Bebês para abate
Horrorizado? Não esteja. Terminar com a vida de um recém-nascido indesejado não é uma originalidadePor João Pereira Coutinho
SE UM feto pode ser abortado, por que não um recém-nascido? Boa pergunta. Perigosa pergunta. Os filósofos Alberto Giubilini e Francesca Minerva tentaram responder positivamente a ela no reputado "Journal of Medical Ethics".
A Europa estremeceu de horror. Pior: choveram ameaças de morte sobre os pobres pesquisadores.
Sem razão. Li o ensaio ("After-Abortion: Why Should the Baby Live?"; aborto pós-nascimento: por que deve o bebê viver?) e aplaudo o rigor científico do mesmo. Que parte de premissas razoáveis: em muitas sociedades do Ocidente, o aborto é livre por mera vontade dos pais. Tradução: não é preciso invocar nenhuma razão médica para terminar a gravidez. Basta querer -e fazer.
Essa autonomia radical, que é a base da posição progressista sobre o assunto, deve ser extensível ao recém-nascido, diz o ensaio, sobretudo quando há doenças ou deformações que não foram detectadas durante a gestação. Exemplos? Vários.
A asfixia perinatal, que ocorre durante a gravidez, o parto ou até depois, é um deles e pode deixar danos físicos ou mentais irrecuperáveis na saúde da criança.
A síndrome Treacher-Collins é outro, responsável por malformações craniofaciais que, dizem os pesquisadores, raramente são rastreadas pelos progenitores. Sem falar da doença de Down: olhando para os registros de 18 países europeus, Giubilini e Minerva afirmam que, entre 2005 e 2009, só 64% dos casos de Down foram diagnosticados.
Por outras palavras: nasceram 1.700 crianças com o distúrbio; 1.700 crianças que, em sua maioria, não teriam sequer visto a luz do dia se os pais soubessem a tempo.
Horrorizado, leitor? Não esteja. Terminar com a vida de um recém-nascido indesejado não é uma originalidade: nem na história humana, nem na história do presente.
Na Holanda, por exemplo, o Protocolo Groningen, a que os pesquisadores também fazem referência, já permite que crianças com doenças ou sofrimentos insuportáveis sejam "eutanizadas" por vontade dos pais e aconselhamento do médico.
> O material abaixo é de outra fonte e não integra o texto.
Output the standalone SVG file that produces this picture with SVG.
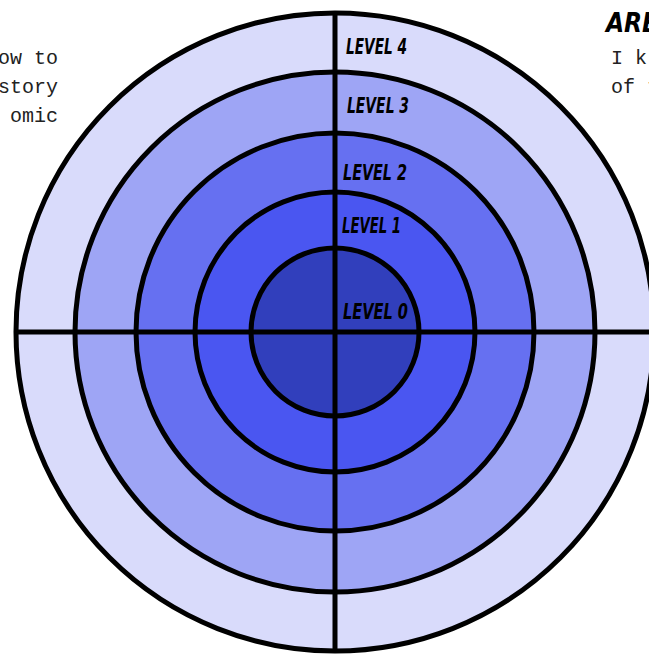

A grande diferença entre o caso holandês e a proposta filosófica de Giubilini e Minerva é que o aborto pós-nascimento não é propriamente uma "eutanásia". Porque não é a vontade da criança que deve ser respeitada; é a vontade dos pais. Como afirmam os pesquisadores, o aborto pós-nascimento considera que a vontade das pessoas atuais é superior aos hipotéticos interesses de hipotéticas pessoas potenciais.
Também por isso o aborto pós-nascimento não pode ser confundido com o "infanticídio". Para haver um "infanticídio", escrevem eles, é preciso haver uma "pessoa" no sentido moral do termo, ou seja, alguém que atribui à sua existência algum valor, considerando o fim dessa existência uma perda real.
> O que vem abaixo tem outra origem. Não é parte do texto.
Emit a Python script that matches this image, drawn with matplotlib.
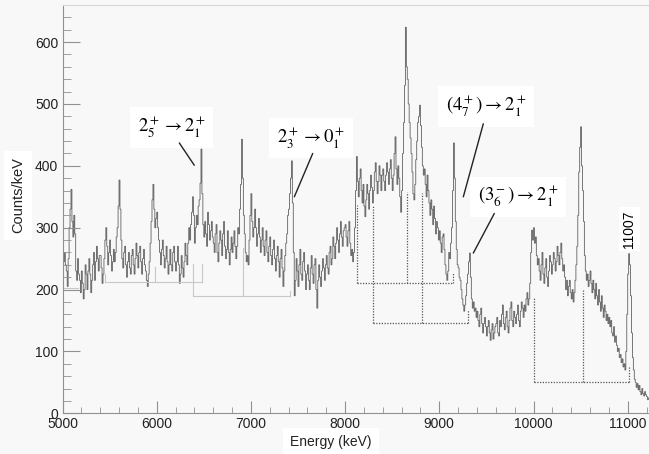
import matplotlib
matplotlib.use('Agg')
import matplotlib.pyplot as plt
import numpy as np

plt.rcParams['font.family'] = ['Liberation Sans', 'DejaVu Sans']
plt.rcParams['mathtext.fontset'] = 'stix'

# spectrum, 10 keV bins starting at 5000 keV (counts/keV),
# one list per 200 keV
bin_width = 10
e_start = 5000
r5000 = [215, 245, 260, 240, 230, 205, 250, 300, 330, 362, 310, 285, 320, 290, 230, 215, 250, 225, 215, 195]
r5200 = [230, 210, 185, 200, 240, 225, 200, 230, 250, 225, 195, 215, 240, 260, 215, 245, 270, 250, 230, 255]
r5400 = [255, 235, 210, 225, 250, 280, 300, 270, 240, 260, 280, 255, 230, 245, 265, 245, 260, 285, 300, 335]
r5600 = [377, 330, 280, 250, 235, 260, 270, 240, 220, 245, 260, 235, 225, 255, 265, 240, 225, 250, 275, 255]
r5800 = [235, 260, 270, 245, 225, 250, 265, 240, 230, 215, 205, 225, 245, 275, 310, 345, 370, 330, 300, 315]
r6000 = [325, 300, 280, 260, 240, 265, 280, 255, 235, 250, 270, 245, 225, 240, 265, 240, 230, 260, 270, 245]
r6200 = [230, 245, 270, 240, 210, 225, 255, 235, 220, 245, 275, 255, 240, 275, 300, 280, 305, 325, 350, 320]
r6400 = [275, 300, 320, 305, 335, 345, 372, 427, 355, 305, 285, 310, 290, 270, 325, 305, 280, 295, 310, 285]
r6600 = [275, 260, 290, 305, 260, 245, 275, 295, 280, 255, 290, 310, 270, 250, 265, 295, 260, 240, 265, 285]
r6800 = [260, 275, 295, 270, 250, 270, 300, 290, 330, 370, 443, 380, 320, 290, 260, 245, 255, 240, 280, 320]
r7000 = [355, 310, 285, 300, 330, 300, 270, 290, 315, 285, 260, 280, 300, 270, 255, 280, 295, 260, 245, 270]
r7200 = [285, 255, 240, 265, 280, 250, 230, 255, 270, 245, 220, 250, 265, 235, 205, 230, 255, 275, 290, 320]
r7400 = [330, 355, 380, 408, 340, 260, 190, 215, 250, 230, 205, 240, 265, 225, 215, 245, 260, 230, 200, 225]
r7600 = [240, 215, 200, 235, 255, 225, 210, 240, 250, 200, 170, 215, 240, 220, 205, 230, 250, 235, 215, 240]
r7800 = [255, 235, 225, 260, 270, 240, 250, 285, 270, 250, 275, 300, 280, 260, 290, 310, 285, 270, 295, 300]
r8000 = [305, 285, 270, 295, 310, 275, 255, 265, 245, 260, 300, 360, 415, 375, 350, 380, 395, 360, 340, 370]
r8200 = [335, 318, 345, 370, 355, 330, 360, 385, 365, 340, 360, 390, 405, 375, 355, 375, 400, 385, 360, 385]
r8400 = [395, 375, 360, 385, 405, 390, 370, 395, 410, 380, 360, 385, 420, 447, 395, 370, 400, 380, 350, 325]
r8600 = [360, 420, 470, 530, 624, 560, 540, 500, 470, 445, 420, 390, 355, 345, 370, 410, 440, 470, 480, 498]
r8800 = [465, 430, 400, 385, 395, 370, 350, 385, 360, 340, 320, 345, 330, 305, 335, 315, 290, 310, 300, 280]
r9000 = [295, 275, 260, 285, 290, 265, 240, 225, 215, 230, 260, 250, 275, 300, 360, 437, 380, 310, 265, 240]
r9200 = [235, 220, 215, 200, 185, 175, 165, 175, 190, 210, 225, 245, 259, 220, 185, 170, 180, 165, 170, 155]
r9400 = [165, 150, 140, 160, 170, 145, 130, 145, 155, 140, 125, 140, 150, 130, 118, 135, 145, 120, 130, 140]
r9600 = [145, 155, 130, 125, 150, 140, 160, 175, 145, 135, 155, 165, 140, 130, 150, 170, 180, 150, 140, 165]
r9800 = [155, 145, 160, 175, 150, 140, 165, 180, 170, 155, 175, 165, 185, 195, 175, 185, 210, 260, 296, 280]
r10000 = [300, 275, 285, 255, 240, 250, 230, 215, 240, 260, 225, 210, 235, 250, 220, 205, 230, 255, 245, 225]
r10200 = [240, 260, 250, 230, 245, 270, 255, 240, 260, 275, 250, 230, 240, 220, 200, 215, 190, 205, 215, 195]
r10400 = [185, 200, 180, 195, 215, 240, 270, 320, 390, 430, 463, 400, 360, 310, 255, 230, 215, 225, 205, 215]
r10600 = [230, 210, 195, 215, 200, 185, 210, 190, 175, 200, 180, 165, 190, 170, 155, 175, 165, 150, 160, 145]
r10800 = [155, 140, 150, 130, 125, 140, 115, 125, 110, 100, 105, 90, 95, 82, 88, 75, 80, 70, 100, 160]
r11000 = [225, 258, 240, 190, 130, 90, 70, 55, 50, 42, 48, 38, 45, 35, 30, 40, 32, 28, 35, 30]
r11200 = [27, 22, 25]

counts = np.array(r5000 + r5200 + r5400 + r5600 + r5800 + r6000 + r6200 + r6400
                  + r6600 + r6800 + r7000 + r7200 + r7400 + r7600 + r7800 + r8000
                  + r8200 + r8400 + r8600 + r8800 + r9000 + r9200 + r9400 + r9600
                  + r9800 + r10000 + r10200 + r10400 + r10600 + r10800 + r11000 + r11200,
                  dtype=float)
edges = e_start + bin_width * np.arange(len(counts) + 1)

# coincidence brackets: (level, [x positions], [tops])
gray_groups = [
    (202, [5000, 5165], [202, 202]),
    (212, [5451, 5982, 6478], [225, 237, 242]),
    (189, [6382, 6916, 7415], [242, 268, 198]),
]
dot_groups = [
    (210, [8126, 8654, 9142], [336, 357, 226]),
    (146, [8293, 8813, 9308], [336, 356, 167]),
    (51, [10000, 10529, 11014], [186, 201, 76]),
]

# labels: text, text pos (E, counts), arrow start, arrow end
labels = [
    (r'$2^+_5 \rightarrow 2^+_1$', (6162, 462), (6240, 437), (6399, 401)),
    (r'$2^+_3 \rightarrow 0^+_1$', (7638, 445), (7656, 420), (7461, 350)),
    (r'$(4^+_7) \rightarrow 2^+_1$', (9496, 496), (9467, 468), (9255, 350)),
    (r'$(3^-_6) \rightarrow 2^+_1$', (9835, 350), (9584, 323), (9361, 259)),
]

bg = '#f8f8f8'
fig = plt.figure(figsize=(6.49, 4.54), dpi=100, facecolor=bg)
ax = fig.add_axes([62.5 / 649, 40.7 / 454, (649 - 62.5) / 649, 408.3 / 454])
ax.set_facecolor(bg)

for level, xs, tops in gray_groups:
    ax.plot([xs[0], xs[-1]], [level, level], color='#c8c8c8', lw=0.8)
    for x, t in zip(xs, tops):
        ax.plot([x, x], [level, t], color='#c8c8c8', lw=0.8)
for level, xs, tops in dot_groups:
    ax.plot([xs[0], xs[-1]], [level, level], color='#555555', lw=0.9, ls=(0, (1, 1.2)))
    for x, t in zip(xs, tops):
        ax.plot([x, x], [level, t], color='#555555', lw=0.9, ls=(0, (1, 1.2)))

ax.stairs(counts, edges, baseline=None, color='#606060', lw=0.6)

ax.set_xlim(5000, 11226)
ax.set_ylim(0, 660)
ax.xaxis.set_major_locator(matplotlib.ticker.MultipleLocator(1000))
ax.xaxis.set_minor_locator(matplotlib.ticker.MultipleLocator(200))
ax.yaxis.set_major_locator(matplotlib.ticker.MultipleLocator(100))
ax.yaxis.set_minor_locator(matplotlib.ticker.MultipleLocator(20))
ax.tick_params(axis='both', which='both', direction='in', color='#909090',
               labelcolor='#222222', labelsize=10)
ax.tick_params(axis='x', which='major', length=8.5, pad=3)
ax.tick_params(axis='x', which='minor', length=4.3)
ax.tick_params(axis='y', which='major', length=12, pad=3)
ax.tick_params(axis='y', which='minor', length=5.8)
ax.spines['right'].set_visible(False)
for s in ['left', 'bottom']:
    ax.spines[s].set_color('#909090')
ax.spines['top'].set_color('#d8d8d8')

fig.text(331 / 649, 1 - 442 / 454, 'Energy (keV)', ha='center', va='center', fontsize=10,
         color='#222222', bbox=dict(boxstyle='square,pad=0.5', fc='white', ec='none'))
fig.text(18 / 649, 1 - 195 / 454, 'Counts/keV', ha='center', va='center', rotation=90,
         fontsize=10.5, color='#222222',
         bbox=dict(boxstyle='square,pad=0.45', fc='white', ec='none'))

for txt, pos, a0, a1 in labels:
    ax.text(pos[0], pos[1], txt, ha='center', va='center', fontsize=13.5, color='black',
            bbox=dict(boxstyle='square,pad=0.4', fc='white', ec='none'))
    ax.annotate('', xy=a1, xytext=a0,
                arrowprops=dict(arrowstyle='-', color='#222222', lw=1.0, shrinkA=0, shrinkB=0))

ax.text(11014, 298, '11007', rotation=90, ha='center', va='center', fontsize=10,
        color='black', bbox=dict(boxstyle='square,pad=0.25', fc='white', ec='none'))

fig.savefig('out.png', dpi=100, facecolor=bg)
Mas o feto não é uma "pessoa" no sentido moral; e um recém-nascido não é assim tão diferente de um feto: ambos podem ser humanos, sem dúvida, mas nenhum deles atribui à sua existência qualquer valor particular.
Moral da história? O ensaio de Giubilini e Minerva é importante porque leva até as últimas consequências as premissas progressistas do debate sobre o aborto.
Sim, são raríssimas as sociedades contemporâneas que contemplam a possibilidade de legalizar o aborto pós-nascimento. Pelo menos por enquanto.
No entanto, o debate sobre o aborto será sempre um debate entre aqueles que defendem a autonomia dos progenitores sobre a inviolabilidade da criança e aqueles que defendem a inviolabilidade da criança perante a autonomia dos progenitores.
Pessoalmente, a inviolabilidade da criança sempre me pareceu superior à autonomia dos pais, exceto nos casos em que a gravidez representa ameaça para a saúde física ou psíquica da mãe. Só quando duas vidas estão em conflito é possível decidir salvar uma delas.
Giubilini e Minerva discordam. E limitam-se a esticar as premissas "autonomistas" do aborto livre de uma forma intelectualmente coerente: os argumentos a favor do aborto do feto podem e devem ser aplicados à morte de um recém-nascido indesejado.
Que isso perturbe as consciências, a começar pelas progressistas, eis um problema a que os próprios progressistas terão de responder.